Elsewhere, the Governor's fiscal year 2009 budget eliminates nearly 300 other earmarks totaling approximately $40 million that were included in the fiscal year 2008 budget. These earmarks were inconsistent with the mission of the agency under which they were funded or otherwise not affordable in a challenging budget year. An additional $70 million of earmarks are part of the MassHealth savings and so they are not represented in this total. While these earmarks have been removed, valued programs and organizations may still be able to receive state funds in fiscal year 2009. The Governor's fiscal year 2009 budget recommends $15 million for the Workforce Competitiveness Trust Fund, $7 million for the Massachusetts Cultural Facilities Fund and $5 million for a new Regional Tourism Grant Program. These programs would allocate funding through a competitive grant process and in some cases leverage private matching dollars. In this way, the Administration has taken steps in this budget toward a more transparent, equitable and responsible process of allocating funds to the myriad of programs and organizations throughout the Commonwealth.
Workforce Competitiveness Trust Fund (WCTF) - $15 million 
The WCTF was established in the economic stimulus legislation of 2006 to provide resources for industry-specific employment and training programs developed in collaboration between regional and community-based organizations, industry, labor organizations, and state and local government agencies. The WCTF , which is administered by the Commonwealth Corporation, has proven to be remarkably successful, awarding competitive 3-year grants for projects to train or re-train workers across the state, building on the strengths of the Massachusetts workforce. Grant funding represents a key resource for workforce development organizations across the Commonwealth to leverage their employment programs and initiatives with state dollars, while ensuring balanced economic development and growth.
Regional Tourism Grant Program - $5 million
This new initiative would provide $5 million in fiscal year 2009 in competitive grants for tourism advertising and promotion, regional branding, and other local projects to attract in-state, out-of-state, and overseas travelers to the state's numerous cultural, historical, and natural attractions. The grant program is designed to match investments made by local or regional organizations with state funding. These grants would be available to local groups across the state and would complement the efforts of the state's tourism promotion partner agencies and the Massachusetts Office of Travel and Tourism (MOTT), which would be responsible for administering the program.
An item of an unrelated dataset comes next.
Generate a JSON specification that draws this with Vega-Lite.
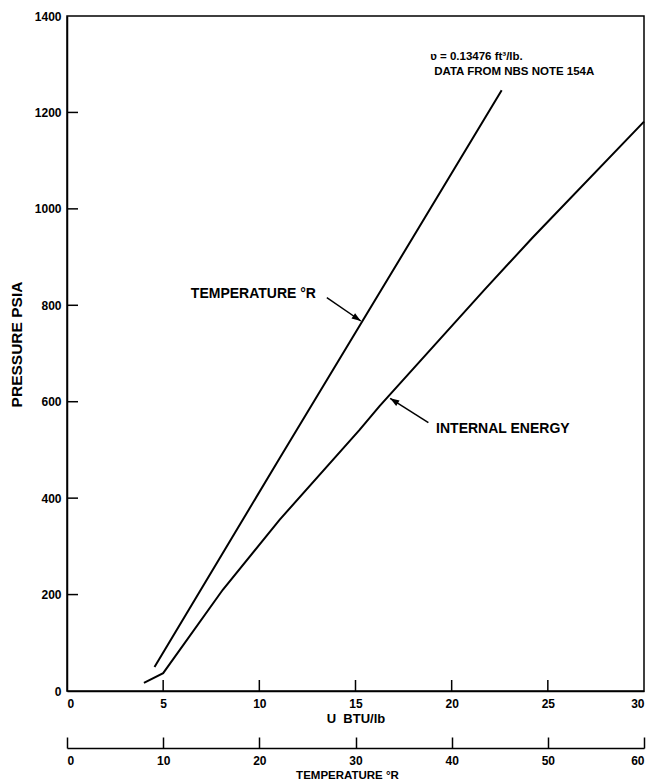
{
  "$schema": "https://vega.github.io/schema/vega-lite/v6.json",
  "width": 577,
  "height": 675,
  "autosize": {"type": "none"},
  "padding": {"left": 67, "top": 16, "right": 8, "bottom": 93},
  "background": "white",
  "config": {
    "font": "Liberation Sans",
    "view": {"stroke": "black", "strokeWidth": 1.5},
    "axis": {
      "grid": false,
      "domainColor": "black", "domainWidth": 1.5,
      "tickColor": "black", "tickWidth": 1.5,
      "labelColor": "black", "labelFont": "Liberation Sans", "labelFontWeight": "bold", "labelFontSize": 12,
      "titleColor": "black", "titleFont": "Liberation Sans", "titleFontWeight": "bold", "titleFontSize": 12
    }
  },
  "datasets": {
    "energy": [
      {"U": 4.0, "P": 17},
      {"U": 5.0, "P": 37},
      {"U": 8.1, "P": 210},
      {"U": 11.05, "P": 355},
      {"U": 15.2, "P": 541},
      {"U": 16.25, "P": 591},
      {"U": 21.7, "P": 832},
      {"U": 24.2, "P": 940},
      {"U": 30.0, "P": 1181}
    ],
    "temperature": [
      {"T": 9.1, "P": 50},
      {"T": 22.0, "P": 479},
      {"T": 32.2, "P": 816},
      {"T": 45.2, "P": 1246}
    ],
    "uticks": [
      {"U": 5, "P": 0}, {"U": 10, "P": 0}, {"U": 15, "P": 0}, {"U": 20, "P": 0}, {"U": 25, "P": 0}
    ],
    "pticks": [
      {"U": 0, "P": 200}, {"U": 0, "P": 400}, {"U": 0, "P": 600}, {"U": 0, "P": 800},
      {"U": 0, "P": 1000}, {"U": 0, "P": 1200}
    ],
    "arrows": [
      {"name": "temperature", "U": 13.51, "P": 815.7, "U2": 15.28, "P2": 767.4},
      {"name": "energy", "U": 18.79, "P": 556.5, "U2": 16.8, "P2": 607.1}
    ],
    "labels": [
      {"label": "TEMPERATURE °R", "U": 6.44, "P": 823.4},
      {"label": "INTERNAL ENERGY", "U": 19.19, "P": 543.4}
    ],
    "notes": [
      {"label": "ʋ = 0.13476 ft³/lb.", "U": 18.88, "P": 1314},
      {"label": "DATA FROM NBS NOTE 154A", "U": 19.09, "P": 1284}
    ]
  },
  "layer": [
    {
      "layer": [
        {
          "data": {"name": "energy"},
          "mark": {"type": "line", "color": "black", "strokeWidth": 2},
          "encoding": {
            "x": {"field": "U", "type": "quantitative",
              "scale": {"domain": [0, 30], "nice": false, "zero": false},
              "axis": {"orient": "bottom", "values": [0, 5, 10, 15, 20, 25, 30], "title": "U\u00a0\u00a0BTU/lb",
                "format": "d", "ticks": false, "labelPadding": 7, "titlePadding": 3, "titleFontSize": 13}},
            "y": {"field": "P", "type": "quantitative",
              "scale": {"domain": [0, 1400], "nice": false},
              "axis": {"orient": "left", "values": [0, 200, 400, 600, 800, 1000, 1200, 1400], "title": "PRESSURE PSIA",
                "format": "d", "ticks": false, "labelPadding": 6, "titlePadding": 10, "titleFontSize": 15.5,
                "titleY": 328}}
          }
        },
        {
          "data": {"name": "uticks"},
          "mark": {"type": "tick", "orient": "vertical", "color": "black", "opacity": 1, "size": 11, "thickness": 1.5, "yOffset": -5.5},
          "encoding": {
            "x": {"field": "U", "type": "quantitative", "title": "U\u00a0\u00a0BTU/lb"},
            "y": {"field": "P", "type": "quantitative", "title": "PRESSURE PSIA"}
          }
        },
        {
          "data": {"name": "pticks"},
          "mark": {"type": "tick", "orient": "horizontal", "color": "black", "opacity": 1, "size": 11, "thickness": 1.5, "xOffset": 5.5},
          "encoding": {
            "x": {"field": "U", "type": "quantitative", "title": "U\u00a0\u00a0BTU/lb"},
            "y": {"field": "P", "type": "quantitative", "title": "PRESSURE PSIA"}
          }
        },
        {
          "data": {"name": "arrows"},
          "mark": {"type": "rule", "color": "black", "strokeWidth": 1.5},
          "encoding": {
            "x": {"field": "U", "type": "quantitative", "title": "U\u00a0\u00a0BTU/lb"},
            "y": {"field": "P", "type": "quantitative", "title": "PRESSURE PSIA"},
            "x2": {"field": "U2"},
            "y2": {"field": "P2"}
          }
        },
        {
          "data": {"name": "arrows"},
          "transform": [{"filter": "datum.name === 'temperature'"}],
          "mark": {"type": "point", "filled": true, "color": "black", "opacity": 1, "size": 200,
            "shape": "M0,0L0.45,1.3L-0.45,1.3Z", "angle": 124.4},
          "encoding": {
            "x": {"field": "U2", "type": "quantitative", "title": "U\u00a0\u00a0BTU/lb"},
            "y": {"field": "P2", "type": "quantitative", "title": "PRESSURE PSIA"}
          }
        },
        {
          "data": {"name": "arrows"},
          "transform": [{"filter": "datum.name === 'energy'"}],
          "mark": {"type": "point", "filled": true, "color": "black", "opacity": 1, "size": 200,
            "shape": "M0,0L0.45,1.3L-0.45,1.3Z", "angle": 302.5},
          "encoding": {
            "x": {"field": "U2", "type": "quantitative", "title": "U\u00a0\u00a0BTU/lb"},
            "y": {"field": "P2", "type": "quantitative", "title": "PRESSURE PSIA"}
          }
        },
        {
          "data": {"name": "labels"},
          "mark": {"type": "text", "align": "left", "baseline": "middle", "fontSize": 14,
            "fontWeight": "bold", "font": "Liberation Sans", "color": "black"},
          "encoding": {
            "x": {"field": "U", "type": "quantitative", "title": "U\u00a0\u00a0BTU/lb"},
            "y": {"field": "P", "type": "quantitative", "title": "PRESSURE PSIA"},
            "text": {"field": "label"}
          }
        },
        {
          "data": {"name": "notes"},
          "mark": {"type": "text", "align": "left", "baseline": "middle", "fontSize": 11.5,
            "fontWeight": "bold", "font": "Liberation Sans", "color": "black"},
          "encoding": {
            "x": {"field": "U", "type": "quantitative", "title": "U\u00a0\u00a0BTU/lb"},
            "y": {"field": "P", "type": "quantitative", "title": "PRESSURE PSIA"},
            "text": {"field": "label"}
          }
        }
      ]
    },
    {
      "layer": [
        {
          "data": {"name": "temperature"},
          "mark": {"type": "line", "color": "black", "strokeWidth": 2},
          "encoding": {
            "x": {"field": "T", "type": "quantitative",
              "scale": {"domain": [0, 60], "nice": false, "zero": false},
              "axis": {"orient": "bottom", "offset": 57, "values": [0, 10, 20, 30, 40, 50, 60],
                "title": "TEMPERATURE °R", "format": "d", "ticks": false, "labelPadding": 7, "titlePadding": 3,
                "titleFontSize": 11.5, "titleX": 280}},
            "y": {"field": "P", "type": "quantitative", "axis": null}
          }
        },
        {
          "data": {"name": "temperature"},
          "mark": {"type": "line", "color": "black", "strokeWidth": 2, "opacity": 0},
          "encoding": {
            "x": {"field": "T", "type": "quantitative",
              "axis": {"orient": "bottom", "offset": 46, "values": [0, 10, 20, 30, 40, 50, 60],
                "ticks": true, "tickSize": 11, "domain": false, "labels": false, "title": null}},
            "y": {"field": "P", "type": "quantitative", "axis": null}
          }
        }
      ],
      "resolve": {"axis": {"x": "independent"}}
    }
  ],
  "resolve": {"scale": {"x": "independent"}, "axis": {"x": "independent", "y": "independent"}}
}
Massachusetts Cultural Facilities Fund (CFF) - $7 million
CFF grants, which are awarded by the board of the Mass Development Finance Agency, are selected on a competitive basis to provide essential funding to non-profit cultural organizations, municipalities, and institutions of higher education to support their efforts to preserve and maintain cultural facilities. This program, initially created in 2006 by the Massachusetts Legislature, is a vital tool in providing investments in cultural and historical attractions across the state. Grant awards are based on a variety factors including community and financial need, benefit to the local and regional tourism market, and local support for the project. All grants from the Fund must be matched with cash contributions from the private or public sector.
Chapter 29, Section 6 states "The operating budget shall indicate the number of positions proposed to be authorized for each state agency or such other public instrumentality for the ensuing fiscal year, the number of positions for each state agency in the current and ensuing fiscal years and such other information as may be held to explain the anticipated results of the proposed expenditures". Thus, H.2 should include the historical and projected number of Full Time Equivalents (FTEs) for each agency.
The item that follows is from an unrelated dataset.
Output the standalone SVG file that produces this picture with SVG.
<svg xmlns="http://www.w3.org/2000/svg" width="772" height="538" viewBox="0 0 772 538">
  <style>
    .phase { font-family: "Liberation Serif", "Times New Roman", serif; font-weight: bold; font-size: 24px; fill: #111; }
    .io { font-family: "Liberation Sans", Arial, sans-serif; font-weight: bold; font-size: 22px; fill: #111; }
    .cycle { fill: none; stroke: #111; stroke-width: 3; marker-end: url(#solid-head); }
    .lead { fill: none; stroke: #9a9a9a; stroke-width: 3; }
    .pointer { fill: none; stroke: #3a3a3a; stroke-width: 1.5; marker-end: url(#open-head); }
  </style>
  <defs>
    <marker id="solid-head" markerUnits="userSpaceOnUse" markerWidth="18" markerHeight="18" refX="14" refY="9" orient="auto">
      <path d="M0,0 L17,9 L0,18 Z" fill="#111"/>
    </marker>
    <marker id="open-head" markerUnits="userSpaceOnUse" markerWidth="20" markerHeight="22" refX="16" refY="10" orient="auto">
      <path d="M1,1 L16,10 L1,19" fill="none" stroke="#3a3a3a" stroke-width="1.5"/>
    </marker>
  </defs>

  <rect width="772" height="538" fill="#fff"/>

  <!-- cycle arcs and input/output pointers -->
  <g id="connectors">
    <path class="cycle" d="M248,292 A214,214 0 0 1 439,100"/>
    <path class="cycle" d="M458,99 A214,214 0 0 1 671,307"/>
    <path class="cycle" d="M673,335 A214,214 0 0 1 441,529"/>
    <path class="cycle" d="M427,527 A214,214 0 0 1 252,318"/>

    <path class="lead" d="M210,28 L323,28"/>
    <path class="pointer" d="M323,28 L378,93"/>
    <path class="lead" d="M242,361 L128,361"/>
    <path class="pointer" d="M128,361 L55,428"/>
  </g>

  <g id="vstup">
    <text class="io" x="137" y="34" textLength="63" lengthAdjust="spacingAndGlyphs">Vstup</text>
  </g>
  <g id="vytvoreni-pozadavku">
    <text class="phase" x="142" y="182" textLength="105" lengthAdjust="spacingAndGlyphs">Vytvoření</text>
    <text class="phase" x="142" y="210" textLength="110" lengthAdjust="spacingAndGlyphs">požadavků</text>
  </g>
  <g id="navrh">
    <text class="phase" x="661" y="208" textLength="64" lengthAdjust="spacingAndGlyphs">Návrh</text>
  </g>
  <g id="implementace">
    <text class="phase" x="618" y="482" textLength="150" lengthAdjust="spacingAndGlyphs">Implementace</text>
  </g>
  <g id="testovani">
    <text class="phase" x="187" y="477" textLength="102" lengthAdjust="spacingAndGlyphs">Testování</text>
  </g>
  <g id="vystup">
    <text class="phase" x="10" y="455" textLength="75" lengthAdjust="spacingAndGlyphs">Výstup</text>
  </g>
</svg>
The FY09 H.2 budget recommendations include funding for 68,509 FTEs across state government. This represents an increase of 0.48% (330) over the January 5, 2008 employment levels.
|Government Area||June |
|Administration & Finance||2,848||2,929||2,791||2,858||2,968|
|Energy & Environmental Affairs||2,108||2,201||2,168||2,199||2,371|
|Health & Human Services||21,116||21,055||21,117||21,338||21,635|
|Housing & Economic Development||580||585||610||627||687|
|Labor & Workforce Development||324||323||320||334||343|
|FY08-FY09 % Growth||1.12%||1.60%||2.55%||0.48%|
|Note: If County Sheriffs legislation is enacted, an additional 2,800 FTEs will be added in fiscal year 2009. This will increase the growth rate between fiscal year 2008 - fiscal year 2009 to 4.4%.|
The additional hires can be attributed to critical investments made in the FY08 GAA and specific items included in the H.2 recommendations. Staffing level increases have been funded for the following reasons:
- Policy Change / Initiative - FY09 H.2 recommends some additional employees that coincide with changes and consolidations of line items. One example of an initiative that is included in H.2 is legislation to bring County Sheriffs departments on as state employees. This would increase the total FTE level in H.2 by approximately 2,800 employees for the 7 County Sheriff Departments. Other initiatives include requiring 40 additional employees at the Judiciary consistent with staffing levels recommended by the Monan Report; and 25 new employees at the Division of Banks for the mortgage loan originator legislation enacted in FY09, among others.
- Targeted Investments - The Governor includes specific investments in the budget that will require additional staff to implement. Examples of these investments would include 146 across the Environmental Agencies consistent with the Beaches Commission recommendations and to implement regulations passed in FY08 for a Regional Greenhouse Gas initiative; 130 at the Department of Revenue to implement enhanced tax enforcement; 70 for additional Social Workers at the Department of Social Services to address staff to case ratio levels; and 45 across our Education agencies to assist in the investments made to continue to develop our world class education system.
- Contractor / Capital Conversions - Given the cost associated with paying for employees from capital funds and the renewed focus on wage enforcement efforts, every effort was made to convert contract employees to full-time equivalents, and to transfer employees onto the operating budget. Additionally, H.2 includes an outside section that will increase this amount as costs will be converted between the capital and operating budgets to move more employees off of the high cost capital payroll. (Capital FTEs are not new state employees, they are just new to the operating budget.)
- Critical Hires for Public Health and Safety - Certain direct care and safety staffing positions in specific departments often work with our state's most vulnerable populations, it is critical that staffing levels are maintained so that the most qualified, trained, and experienced staff are helping our state's residents in areas of Public Health, Mental Health and Mental Retardation.
- Backfills - Every organization has natural turnover of staff as personnel leave and are replaced. At any given time, a payroll snapshot will be incomplete because it does not capture the open positions which are being recruited. Responsible budgeting includes those funding for those critical hires, but the reality may be that the position goes unfilled, or once that position is hired, another position is vacated.